Nie mogłabyś być taka jakaś... większa?- spytałam nieśmiało. I zaraz mi się głupio zrobiło, bo widzę, że bidula na palcach stoi i szyję wyciąga.
Damy radę! Najwyżej sobie jakiegoś sponsora znajdziemy. Albo pracę :)

sobota, 4 sierpnia 2012

Dopóki ziemia kręci się...


Praca, praca, praca. Z maleńką przerwą na chorobę. Choroba przeszła – praca nie.
Mam jeszcze kilka tygodni na zamknięcie kilku spraw, dokończenie papierkowej roboty i przekazanie komuś, komu zatrują życie, pozbawią spokoju w dzień i snu w nocy.
Nadchodzi czas, aby zastanowić się nad przyszłością. Przygotować podwaliny pod spokojną i szczęśliwą starość. Brzmi strasznie. Mogę oczywiście nie myśleć o starości. Nie stanę się jednak przez to młodsza.
Dzisiejsze 60 latki wyglądają świetnie i czują się młodo. Oczywiście te, które o siebie dbają i - nie oszukujmy się - te które na to stać. Mnie stać średnio. Robię jednak co mogę, aby oszukać czas. Obawiam się jednak, że on i tak zrobi swoje. Równo zamiata miotłą. I te dbające o siebie i te zaniedbane.
Zanim jednak to nastąpi trochę sobie pożyję. Będę uciekać przed tą miotłą jak długo się da. A przecież ruch to zdrowie :)

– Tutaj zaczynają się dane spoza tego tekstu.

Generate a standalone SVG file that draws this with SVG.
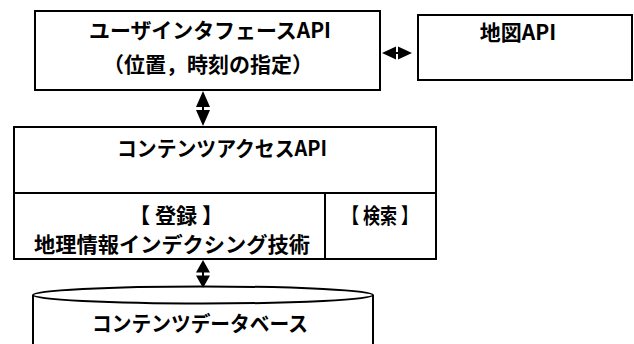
<svg xmlns="http://www.w3.org/2000/svg" width="634" height="344" viewBox="0 0 634 344">
<style>
.box{fill:#fff;stroke:#000;stroke-width:2}
.t{font-family:"Noto Sans CJK JP","Liberation Sans",sans-serif;font-weight:bold;font-size:21px;fill:#000;text-anchor:middle}
.c{stroke:#000;stroke-width:2;fill:none}
.h{fill:#000;stroke:none}
</style>
<rect width="634" height="344" fill="#fff"/>
<g id="ui">
<rect class="box" x="35" y="11" width="345" height="79"/>
<text class="t" x="210" y="38" textLength="242" lengthAdjust="spacingAndGlyphs">ユーザインタフェースAPI</text>
<text class="t" x="208" y="72" textLength="210" lengthAdjust="spacingAndGlyphs">（位置，時刻の指定）</text>
</g>
<g id="map">
<rect class="box" x="418" y="15" width="214" height="65"/>
<text class="t" x="518" y="40">地図API</text>
</g>
<g id="access">
<rect class="box" x="14" y="127" width="422" height="132"/>
<line class="c" x1="14" y1="193" x2="436" y2="193"/>
<line class="c" x1="325" y1="193" x2="325" y2="259"/>
<text class="t" x="222" y="156" textLength="210" lengthAdjust="spacingAndGlyphs">コンテンツアクセスAPI</text>
<text class="t" x="176" y="223" xml:space="preserve" textLength="94" lengthAdjust="spacingAndGlyphs">【 登録 】</text>
<text class="t" x="380" y="223" xml:space="preserve" textLength="76" lengthAdjust="spacingAndGlyphs">【 検索 】</text>
<text class="t" x="172" y="252" textLength="276" lengthAdjust="spacingAndGlyphs">地理情報インデクシング技術</text>
</g>
<g id="db">
<path class="box" d="M33,295 L33,346 L373,346 L373,295"/>
<ellipse class="box" cx="203" cy="295" rx="170" ry="8.5"/>
<text class="t" x="200" y="331" textLength="216" lengthAdjust="spacingAndGlyphs">コンテンツデータベース</text>
</g>
<g id="connectors">
<line class="c" x1="390" y1="53" x2="404" y2="53"/>
<path class="h" d="M382,53 L396,46.5 L396,59.5 Z M412,53 L398,46.5 L398,59.5 Z"/>
<line class="c" x1="203" y1="100" x2="203" y2="117"/>
<path class="h" d="M203,91 L196,107 L210,107 Z M203,126 L196,110 L210,110 Z"/>
<line class="c" x1="203" y1="266" x2="203" y2="282"/>
<path class="h" d="M203,260 L196,272.5 L210,272.5 Z M203,288 L196,275.5 L210,275.5 Z"/>
</g>
</svg>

poniedziałek, 30 lipca 2012

Hamlet prowincjonalny...czyli aby być trzeba mieć czas.


Mijają dni, mijają lata... a ja ciągle spóźniona. Zawsze i ze wszystkim. Ja chyba nawet nie zdążę się zestarzeć! Patrzę tak na moje koleżanki i wszystkie już stare. A ja co? Jak zwykle spóźniona.
Jak tam u Was z czasem? Jak planujecie swój dzień, aby zdążyć ze wszystkimi obowiązkami? A przyjemności?
Dla mnie dzień jest za krótki. Noc też.
Moja babcia zawsze mi mówiła: spiesz się powoli. Chyba zbyt dosłownie zrozumiałam to przykazanie. Spieszę się i spieszę a tu góra papierkowej roboty rośnie, góra ciuchów do prasowania również, obiadu dzisiaj nie zdążyłam ugotować. Lusterko już za mną biega i krzyczy: położysz wreszcie tę farbę na siwe kudły! Pliki z rozdziałami powieści wyglądają z laptopa i wypatrują leniwej autorki. Blogi zasnęły snem kamiennym i lewitują gdzieś w wirtualnej przestrzeni w kierunku wiecznego zapomnienia.
Jednego bloga przywróciłam już do życia. Cieszył się, aż merdał ogonem :) Bardzo proszę, zaglądajcie do niego, pogłaszczcie po główce, bo towarzyskie z niego zwierzę.
W związku z bardzo bolesnym i kontrowersyjnym przeżyciem, jakim jest osiągnięcie wieku emerytalnego i wykopaniem na margines życia przez pracującą elitę, będę miała więcej czasu na intelektualne zabawy. Może wreszcie coś napiszę od początku do końca.
Ale to jeszcze nic pewnego. Podobno jakiś leń o mnie pytał, a taki jak się do człowieka przyczepi to już nie popuści. Zwłaszcza jak wyżej wspomniany człowiek jest na emeryturze.
A może ja się niepotrzebnie tak martwię? Bardzo możliwe, że emerytura będzie głodowa i szybko przeflancuje mnie do grona diabełków. A wtedy to już będę miała duuuuuuużo czasu. Całą wieczność.
Tylko wtedy, wydaje mi się, czas przestanie istnieć. Jak wszystko pozostałe.
A może się zapętli i wszystko zacznie się od nowa? Nie wiem.
Jedno jest pewne. Nie chcę już nigdy być księgową a główną w szczególności.
A kim chciałabym być? Wszystko jedno. Chciałabym po prostu być.